WHAT IS NEEDED: Copy the data exactly; pictures stay out of the copy.

PROVIDED DATA:

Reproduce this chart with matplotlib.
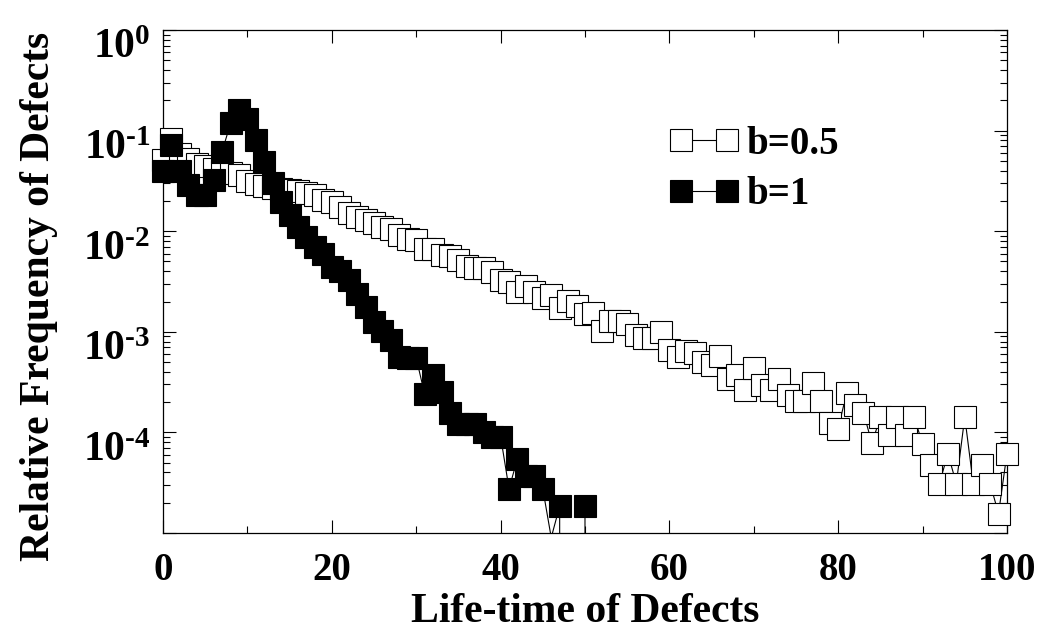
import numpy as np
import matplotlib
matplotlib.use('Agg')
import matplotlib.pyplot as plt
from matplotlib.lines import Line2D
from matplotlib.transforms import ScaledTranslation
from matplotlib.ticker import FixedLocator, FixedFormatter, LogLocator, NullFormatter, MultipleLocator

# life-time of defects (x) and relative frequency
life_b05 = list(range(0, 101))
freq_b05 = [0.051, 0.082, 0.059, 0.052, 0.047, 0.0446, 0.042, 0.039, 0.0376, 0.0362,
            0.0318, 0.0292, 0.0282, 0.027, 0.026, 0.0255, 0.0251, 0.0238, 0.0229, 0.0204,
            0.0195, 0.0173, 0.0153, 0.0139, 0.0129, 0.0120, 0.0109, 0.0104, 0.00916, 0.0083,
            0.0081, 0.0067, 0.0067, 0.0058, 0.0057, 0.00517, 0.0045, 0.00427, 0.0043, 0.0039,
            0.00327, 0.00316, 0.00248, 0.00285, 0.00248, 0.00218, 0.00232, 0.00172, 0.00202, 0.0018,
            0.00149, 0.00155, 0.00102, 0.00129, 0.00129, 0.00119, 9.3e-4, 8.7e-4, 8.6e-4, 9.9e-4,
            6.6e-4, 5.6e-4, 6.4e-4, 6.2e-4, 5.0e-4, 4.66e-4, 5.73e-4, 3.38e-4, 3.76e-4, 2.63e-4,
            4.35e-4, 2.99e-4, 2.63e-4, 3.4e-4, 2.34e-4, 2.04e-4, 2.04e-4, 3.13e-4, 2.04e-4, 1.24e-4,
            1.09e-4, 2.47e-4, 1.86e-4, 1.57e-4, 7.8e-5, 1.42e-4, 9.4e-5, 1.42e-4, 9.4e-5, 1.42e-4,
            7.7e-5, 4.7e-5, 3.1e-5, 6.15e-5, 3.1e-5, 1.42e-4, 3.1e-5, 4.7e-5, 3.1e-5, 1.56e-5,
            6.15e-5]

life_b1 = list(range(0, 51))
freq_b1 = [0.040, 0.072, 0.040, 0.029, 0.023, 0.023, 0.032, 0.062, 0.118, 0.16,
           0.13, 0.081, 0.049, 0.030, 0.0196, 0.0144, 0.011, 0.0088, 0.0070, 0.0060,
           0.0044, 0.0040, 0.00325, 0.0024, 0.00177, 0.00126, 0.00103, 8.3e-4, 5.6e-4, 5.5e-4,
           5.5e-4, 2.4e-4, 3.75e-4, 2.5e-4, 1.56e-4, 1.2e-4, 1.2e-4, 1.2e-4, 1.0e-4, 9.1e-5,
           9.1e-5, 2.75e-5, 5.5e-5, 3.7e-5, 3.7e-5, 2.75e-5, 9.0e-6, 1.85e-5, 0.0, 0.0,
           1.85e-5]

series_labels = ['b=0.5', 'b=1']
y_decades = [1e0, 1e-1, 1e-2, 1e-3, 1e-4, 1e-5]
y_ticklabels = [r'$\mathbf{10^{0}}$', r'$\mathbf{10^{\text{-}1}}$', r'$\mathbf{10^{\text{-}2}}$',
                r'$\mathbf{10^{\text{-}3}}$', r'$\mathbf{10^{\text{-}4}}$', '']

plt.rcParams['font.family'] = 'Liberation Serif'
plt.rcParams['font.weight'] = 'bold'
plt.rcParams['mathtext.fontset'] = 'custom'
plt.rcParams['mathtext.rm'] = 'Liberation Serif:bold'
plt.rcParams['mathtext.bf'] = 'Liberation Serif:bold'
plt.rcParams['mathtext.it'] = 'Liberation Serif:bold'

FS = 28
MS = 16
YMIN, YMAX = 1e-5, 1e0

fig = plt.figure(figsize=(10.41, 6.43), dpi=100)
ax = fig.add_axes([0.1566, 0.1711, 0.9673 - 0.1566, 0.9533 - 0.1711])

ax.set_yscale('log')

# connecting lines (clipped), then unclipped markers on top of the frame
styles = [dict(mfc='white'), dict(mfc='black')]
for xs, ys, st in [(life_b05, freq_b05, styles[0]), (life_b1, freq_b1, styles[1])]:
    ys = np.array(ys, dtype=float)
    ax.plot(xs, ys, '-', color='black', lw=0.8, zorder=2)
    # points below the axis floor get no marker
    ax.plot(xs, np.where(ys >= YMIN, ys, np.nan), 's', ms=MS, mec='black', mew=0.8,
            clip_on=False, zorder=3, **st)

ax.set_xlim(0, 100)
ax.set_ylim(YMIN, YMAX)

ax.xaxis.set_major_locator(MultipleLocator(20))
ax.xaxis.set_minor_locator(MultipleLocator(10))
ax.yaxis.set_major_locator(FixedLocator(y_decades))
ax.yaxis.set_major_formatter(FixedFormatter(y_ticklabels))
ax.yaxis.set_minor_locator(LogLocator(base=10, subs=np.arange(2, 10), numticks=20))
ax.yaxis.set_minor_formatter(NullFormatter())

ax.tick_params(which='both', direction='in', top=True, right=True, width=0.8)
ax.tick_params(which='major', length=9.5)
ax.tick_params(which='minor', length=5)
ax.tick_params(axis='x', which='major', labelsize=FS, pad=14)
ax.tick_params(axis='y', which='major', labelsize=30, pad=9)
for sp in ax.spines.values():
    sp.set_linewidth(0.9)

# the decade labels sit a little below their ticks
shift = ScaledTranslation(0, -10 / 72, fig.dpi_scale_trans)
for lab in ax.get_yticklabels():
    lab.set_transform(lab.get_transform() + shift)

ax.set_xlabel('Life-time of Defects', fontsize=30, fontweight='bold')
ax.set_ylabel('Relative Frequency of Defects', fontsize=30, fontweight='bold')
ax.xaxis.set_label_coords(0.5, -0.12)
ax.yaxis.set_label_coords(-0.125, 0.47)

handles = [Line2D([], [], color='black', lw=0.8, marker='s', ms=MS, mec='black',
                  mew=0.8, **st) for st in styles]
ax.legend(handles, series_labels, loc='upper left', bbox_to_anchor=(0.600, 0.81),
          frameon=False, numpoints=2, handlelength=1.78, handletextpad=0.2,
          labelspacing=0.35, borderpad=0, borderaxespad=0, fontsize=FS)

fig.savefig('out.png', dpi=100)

CORRECT RESULT:
Reproduce this chart with matplotlib.
import numpy as np
import matplotlib
matplotlib.use('Agg')
import matplotlib.pyplot as plt
from matplotlib.lines import Line2D
from matplotlib.transforms import ScaledTranslation
from matplotlib.ticker import FixedLocator, FixedFormatter, LogLocator, NullFormatter, MultipleLocator

# life-time of defects (x) and relative frequency
life_b05 = list(range(0, 101))
freq_b05 = [0.051, 0.082, 0.059, 0.052, 0.047, 0.0446, 0.042, 0.039, 0.0376, 0.0362,
            0.0318, 0.0292, 0.0282, 0.027, 0.026, 0.0255, 0.0251, 0.0238, 0.0229, 0.0204,
            0.0195, 0.0173, 0.0153, 0.0139, 0.0129, 0.0120, 0.0109, 0.0104, 0.00916, 0.0083,
            0.0081, 0.0067, 0.0067, 0.0058, 0.0057, 0.00517, 0.0045, 0.00427, 0.0043, 0.0039,
            0.00327, 0.00316, 0.00248, 0.00285, 0.00248, 0.00218, 0.00232, 0.00172, 0.00202, 0.0018,
            0.00149, 0.00155, 0.00102, 0.00129, 0.00129, 0.00119, 9.3e-4, 8.7e-4, 8.6e-4, 9.9e-4,
            6.6e-4, 5.6e-4, 6.4e-4, 6.2e-4, 5.0e-4, 4.66e-4, 5.73e-4, 3.38e-4, 3.76e-4, 2.63e-4,
            4.35e-4, 2.99e-4, 2.63e-4, 3.4e-4, 2.34e-4, 2.04e-4, 2.04e-4, 3.13e-4, 2.04e-4, 1.24e-4,
            1.09e-4, 2.47e-4, 1.86e-4, 1.57e-4, 7.8e-5, 1.42e-4, 9.4e-5, 1.42e-4, 9.4e-5, 1.42e-4,
            7.7e-5, 4.7e-5, 3.1e-5, 6.15e-5, 3.1e-5, 1.42e-4, 3.1e-5, 4.7e-5, 3.1e-5, 1.56e-5,
            6.15e-5]

life_b1 = list(range(0, 51))
freq_b1 = [0.040, 0.072, 0.040, 0.029, 0.023, 0.023, 0.032, 0.062, 0.118, 0.16,
           0.13, 0.081, 0.049, 0.030, 0.0196, 0.0144, 0.011, 0.0088, 0.0070, 0.0060,
           0.0044, 0.0040, 0.00325, 0.0024, 0.00177, 0.00126, 0.00103, 8.3e-4, 5.6e-4, 5.5e-4,
           5.5e-4, 2.4e-4, 3.75e-4, 2.5e-4, 1.56e-4, 1.2e-4, 1.2e-4, 1.2e-4, 1.0e-4, 9.1e-5,
           9.1e-5, 2.75e-5, 5.5e-5, 3.7e-5, 3.7e-5, 2.75e-5, 9.0e-6, 1.85e-5, 0.0, 0.0,
           1.85e-5]

series_labels = ['b=0.5', 'b=1']
y_decades = [1e0, 1e-1, 1e-2, 1e-3, 1e-4, 1e-5]
y_ticklabels = [r'$\mathbf{10^{0}}$', r'$\mathbf{10^{\text{-}1}}$', r'$\mathbf{10^{\text{-}2}}$',
                r'$\mathbf{10^{\text{-}3}}$', r'$\mathbf{10^{\text{-}4}}$', '']

plt.rcParams['font.family'] = 'Liberation Serif'
plt.rcParams['font.weight'] = 'bold'
plt.rcParams['mathtext.fontset'] = 'custom'
plt.rcParams['mathtext.rm'] = 'Liberation Serif:bold'
plt.rcParams['mathtext.bf'] = 'Liberation Serif:bold'
plt.rcParams['mathtext.it'] = 'Liberation Serif:bold'

FS = 28
MS = 16
YMIN, YMAX = 1e-5, 1e0

fig = plt.figure(figsize=(10.41, 6.43), dpi=100)
ax = fig.add_axes([0.1566, 0.1711, 0.9673 - 0.1566, 0.9533 - 0.1711])

ax.set_yscale('log')

# connecting lines (clipped), then unclipped markers on top of the frame
styles = [dict(mfc='white'), dict(mfc='black')]
for xs, ys, st in [(life_b05, freq_b05, styles[0]), (life_b1, freq_b1, styles[1])]:
    ys = np.array(ys, dtype=float)
    ax.plot(xs, ys, '-', color='black', lw=0.8, zorder=2)
    # points below the axis floor get no marker
    ax.plot(xs, np.where(ys >= YMIN, ys, np.nan), 's', ms=MS, mec='black', mew=0.8,
            clip_on=False, zorder=3, **st)

ax.set_xlim(0, 100)
ax.set_ylim(YMIN, YMAX)

ax.xaxis.set_major_locator(MultipleLocator(20))
ax.xaxis.set_minor_locator(MultipleLocator(10))
ax.yaxis.set_major_locator(FixedLocator(y_decades))
ax.yaxis.set_major_formatter(FixedFormatter(y_ticklabels))
ax.yaxis.set_minor_locator(LogLocator(base=10, subs=np.arange(2, 10), numticks=20))
ax.yaxis.set_minor_formatter(NullFormatter())

ax.tick_params(which='both', direction='in', top=True, right=True, width=0.8)
ax.tick_params(which='major', length=9.5)
ax.tick_params(which='minor', length=5)
ax.tick_params(axis='x', which='major', labelsize=FS, pad=14)
ax.tick_params(axis='y', which='major', labelsize=30, pad=9)
for sp in ax.spines.values():
    sp.set_linewidth(0.9)

# the decade labels sit a little below their ticks
shift = ScaledTranslation(0, -10 / 72, fig.dpi_scale_trans)
for lab in ax.get_yticklabels():
    lab.set_transform(lab.get_transform() + shift)

ax.set_xlabel('Life-time of Defects', fontsize=30, fontweight='bold')
ax.set_ylabel('Relative Frequency of Defects', fontsize=30, fontweight='bold')
ax.xaxis.set_label_coords(0.5, -0.12)
ax.yaxis.set_label_coords(-0.125, 0.47)

handles = [Line2D([], [], color='black', lw=0.8, marker='s', ms=MS, mec='black',
                  mew=0.8, **st) for st in styles]
ax.legend(handles, series_labels, loc='upper left', bbox_to_anchor=(0.600, 0.81),
          frameon=False, numpoints=2, handlelength=1.78, handletextpad=0.2,
          labelspacing=0.35, borderpad=0, borderaxespad=0, fontsize=FS)

fig.savefig('out.png', dpi=100)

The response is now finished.